4. **Ellipses:** The vertical ellipses (`⋮`) in each column signify that the pattern continues for an arbitrary number of elements (`i`, `m`, and `n` respectively), making the diagram a general schema rather than a specific instance.
### Interpretation
This diagram is a classic representation of a **worst-case to average-case reduction** framework, a fundamental concept in theoretical cryptography and complexity theory.
* **What it demonstrates:** The diagram argues for the security of a cryptosystem (`x`) by linking it to hard problems.
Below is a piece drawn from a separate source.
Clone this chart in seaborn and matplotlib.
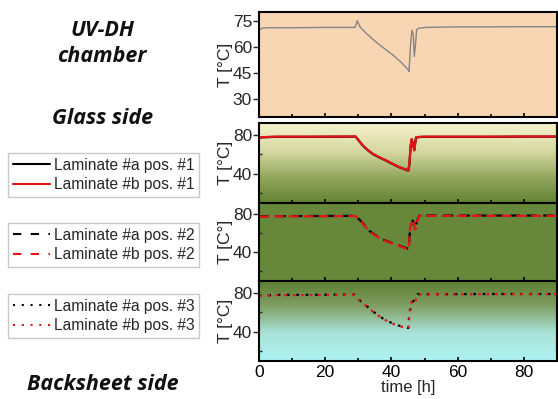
import numpy as np
import matplotlib
matplotlib.use("Agg")
import matplotlib.pyplot as plt
from matplotlib.lines import Line2D
from matplotlib.colors import LinearSegmentedColormap
from matplotlib.ticker import MultipleLocator
import seaborn as sns

sns.set_style("ticks")
plt.rcParams['font.family'] = ['Liberation Sans', 'DejaVu Sans']

# ---------------- data ----------------
t_chamber = [0, 1, 3, 10, 20, 29, 29.7, 30.5, 32.4, 34.5, 36.4, 38.5, 40.4, 42.8, 45.0,
             45.3, 45.8, 46.2, 46.6, 46.9, 47.3, 47.6, 48.5, 50.4, 60, 70, 80, 90]
T_chamber = [69.6, 70.8, 71, 71, 71.2, 71.2, 75, 71.5, 67.8, 64.2, 61.2, 58.2, 55.5, 51.5, 47.2,
             46, 62, 69.6, 67, 54.6, 62, 70, 70.8, 71.2, 71.5, 71.5, 71.6, 71.6]

t_pos1 = [0, 1, 5, 15, 29.2, 30.3, 31.4, 32.8, 34.4, 36.4, 38.4, 40.4, 42.4, 44, 45.1,
          45.4, 45.8, 46.1, 46.5, 46.9, 47.4, 48.5, 50, 60, 70, 80, 90]
T_pos1_b = [76.6, 77.5, 78, 78, 78.2, 73.5, 68.8, 64.5, 60.3, 56.8, 53.6, 50.1, 46.8, 44.8, 43.4,
            50, 69, 75.6, 70, 63.7, 77.3, 77.8, 78, 78, 78, 78.2, 78.2]
T_pos1_a = [76.4, 77.3, 77.8, 77.8, 78.0, 73.3, 68.6, 64.3, 60.1, 56.6, 53.4, 49.9, 46.6, 44.6, 43.2,
            49, 68, 75.0, 70.5, 64.5, 77.0, 77.6, 77.8, 77.8, 77.8, 78.0, 78.0]

t_pos2 = [0, 5, 15, 29.2, 31.3, 33.4, 35.4, 37.4, 39.9, 42.4, 45.1, 45.3, 45.6, 46.4, 46.8,
          47.2, 47.8, 48.4, 50, 60, 70, 80, 90]
T_pos2_b = [77.5, 78, 78, 78.3, 70.5, 62.1, 57.2, 53.2, 49.8, 46.8, 43.2, 46, 65.7, 74.6, 69,
            64, 73, 78.5, 78.5, 78.5, 78.5, 78.5, 78.5]
T_pos2_a = [77.8, 78.2, 78.3, 78.5, 71.0, 62.6, 57.6, 53.6, 50.2, 47.2, 43.8, 47, 64.5, 73.5, 70,
            66, 74, 78.8, 78.8, 78.8, 78.8, 78.8, 78.8]

t_pos3 = [0, 5, 15, 28.8, 30.5, 32.4, 35, 37.4, 40, 42.4, 45.1, 45.4, 46, 46.5, 46.9,
          47.4, 47.9, 50, 60, 70, 80, 90]
T_pos3_b = [76.5, 77.5, 77.5, 78, 71.5, 66.3, 59, 53.3, 48.8, 45.8, 43.4, 59.5, 70.4, 68.5, 68,
            73, 78.3, 78.3, 78.3, 78.5, 78.5, 78.5]
T_pos3_a = [76.8, 77.8, 77.8, 78.2, 71.8, 66.6, 59.3, 53.6, 49.1, 46.1, 43.8, 58, 68.5, 71, 72.5,
            74, 78.5, 78.5, 78.5, 78.7, 78.7, 78.7]

legend_labels = [["Laminate #a pos. #1", "Laminate #b pos. #1"],
                 ["Laminate #a pos. #2", "Laminate #b pos. #2"],
                 ["Laminate #a pos. #3", "Laminate #b pos. #3"]]

# ---------------- figure ----------------
W, H = 558, 399
fig = plt.figure(figsize=(W / 100, H / 100), dpi=100)

def ax_at(top_px, bot_px, left_px=259, right_px=557):
    return fig.add_axes([left_px / W, 1 - bot_px / H, (right_px - left_px) / W, (bot_px - top_px) / H])

ax1 = ax_at(12, 117)
ax2 = ax_at(123, 203)
ax3 = ax_at(203, 281)
ax4 = ax_at(281, 361)

XMAX = 90

def gradient(ax, colors, ylim):
    cmap = LinearSegmentedColormap.from_list("g", colors)
    grad = np.linspace(0, 1, 256).reshape(-1, 1)
    ax.imshow(grad, extent=[0, XMAX, ylim[0], ylim[1]], origin="upper", aspect="auto",
              cmap=cmap, zorder=0)

YL = (10, 92)
ax1.set_facecolor("#F8D5B3")
gradient(ax2, [(0, "#F6F2CC"), (0.35, "#D6D8A2"), (0.7, "#8FA45A"), (1, "#638433")], YL)
ax3.set_facecolor("#67883A")
gradient(ax4, [(0, "#5E7F30"), (0.3, "#7E9D62"), (0.65, "#A9E3D8"), (1, "#AEF3F3")], YL)

# lines
sns.lineplot(x=t_chamber, y=T_chamber, ax=ax1, color="#858585", lw=1.0, errorbar=None)

sns.lineplot(x=t_pos1, y=T_pos1_a, ax=ax2, color="black", lw=1.6, errorbar=None)
sns.lineplot(x=t_pos1, y=T_pos1_b, ax=ax2, color="#E8121A", lw=1.6, errorbar=None)

sns.lineplot(x=t_pos2, y=T_pos2_a, ax=ax3, color="black", lw=1.6, errorbar=None)
ax3.lines[-1].set_dashes((4.5, 3.0))
sns.lineplot(x=t_pos2, y=T_pos2_b, ax=ax3, color="#E8121A", lw=1.6, errorbar=None)
ax3.lines[-1].set_dashes((4.5, 2.2))

sns.lineplot(x=t_pos3, y=T_pos3_a, ax=ax4, color="black", lw=1.6, errorbar=None)
ax4.lines[-1].set_dashes((1.2, 3.0))
sns.lineplot(x=t_pos3, y=T_pos3_b, ax=ax4, color="#E8121A", lw=1.6, errorbar=None)
ax4.lines[-1].set_dashes((1.2, 2.6))

# axes styling
for ax in (ax1, ax2, ax3, ax4):
    ax.set_xlim(0, XMAX)
    ax.xaxis.set_major_locator(MultipleLocator(20))
    ax.xaxis.set_minor_locator(MultipleLocator(10))
    ax.tick_params(axis="x", which="both", direction="in", length=3, width=1.2,
                   labelsize=12.5, colors="black", top=False, pad=3)
    ax.tick_params(axis="x", which="minor", length=2)
    ax.tick_params(axis="y", which="major", direction="out", length=4, width=1.0,
                   labelsize=12.5, pad=1.0)
    ax.tick_params(axis="y", which="minor", direction="in", length=2, width=1.0)
    for s in ax.spines.values():
        s.set_linewidth(1.5)
        s.set_color("black")
        s.set_visible(True)
    ax.set_xlabel("")
    if ax is not ax4:
        ax.tick_params(axis="x", labelbottom=False)

ax1.set_ylim(20, 80)
ax1.set_yticks([30, 45, 60, 75])
ax1.yaxis.set_minor_locator(MultipleLocator(15))
ax1.tick_params(axis="y", which="minor", length=0)
for ax in (ax2, ax3, ax4):
    ax.set_ylim(*YL)
    ax.set_yticks([40, 80])
    ax.yaxis.set_minor_locator(MultipleLocator(20))

for ax, lab in zip((ax1, ax2, ax3, ax4), ["T [°C]", "T [°C]", "T [C°]", "T [°C]"]):
    ax.set_ylabel(lab, fontsize=12.5, labelpad=0)
ax4.set_xlabel("time [h]", fontsize=12, labelpad=0)

# left-side texts
tfont = dict(family=["Open Sans", "DejaVu Sans"], weight="bold", style="italic",
             fontsize=15.5, ha="center", va="center", color="#111111")
fig.text(102 / W, 1 - 30 / H, "UV-DH", **tfont)
fig.text(102 / W, 1 - 57 / H, "chamber", **tfont)
fig.text(103 / W, 1 - 118 / H, "Glass side", **tfont)
fig.text(103 / W, 1 - 385 / H, "Backsheet side", **tfont)

# legends
styles = [(None, None), ((4.0, 4.5), (4.0, 4.5)), ((1.0, 3.2), (1.0, 3.2))]
tops = [153, 223, 294]
for i in range(3):
    d = styles[i]
    hs = []
    for col, dd in zip(["black", "#E8121A"], d):
        ln = Line2D([0], [0], color=col, lw=1.5)
        if dd is not None:
            ln.set_dashes(dd)
        hs.append(ln)
    leg = fig.legend(hs, legend_labels[i], loc="upper left",
                     bbox_to_anchor=(8 / W, 1 - tops[i] / H), borderaxespad=0,
                     fontsize=11.2, frameon=True, fancybox=False, framealpha=1,
                     edgecolor="#C8C8C8", handlelength=2.4, handletextpad=0.25,
                     labelspacing=0.3, borderpad=0.3)
    leg.get_frame().set_linewidth(1.0)

fig.savefig("out.png", dpi=100)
The logic is: "If you could break our cryptosystem (`x`), you would solve an average-case problem (`a`). But solving that average-case problem is as hard as solving a worst-case problem (`w`), which is believed to be computationally infeasible." The dense web of dashed lines illustrates that the reduction from worst-case to average-case is not simple; a single average-case instance may be derived from many different worst-case ones.
* **Relationships:** The structure shows a hierarchy of difficulty. The worst-case problems (`w`) are the foundational, hardest problems. The average-case problems (`a`) are derived from them and are presumably still hard on average. The cryptosystem's security (`x`) is then based on the hardness of these average-case problems.
* **Notable Anomaly:** The red node `aₘ` is the only average-case node connected to the final cryptosystem node `xᵢ`. Its distinct color may signal that this particular reduction path is the most critical, the final step in the proof, or perhaps a point where the reduction's assumptions are most strained. The diagram does not provide enough information to determine the exact reason for the highlighting, but it intentionally draws the viewer's attention to this specific link in the chain.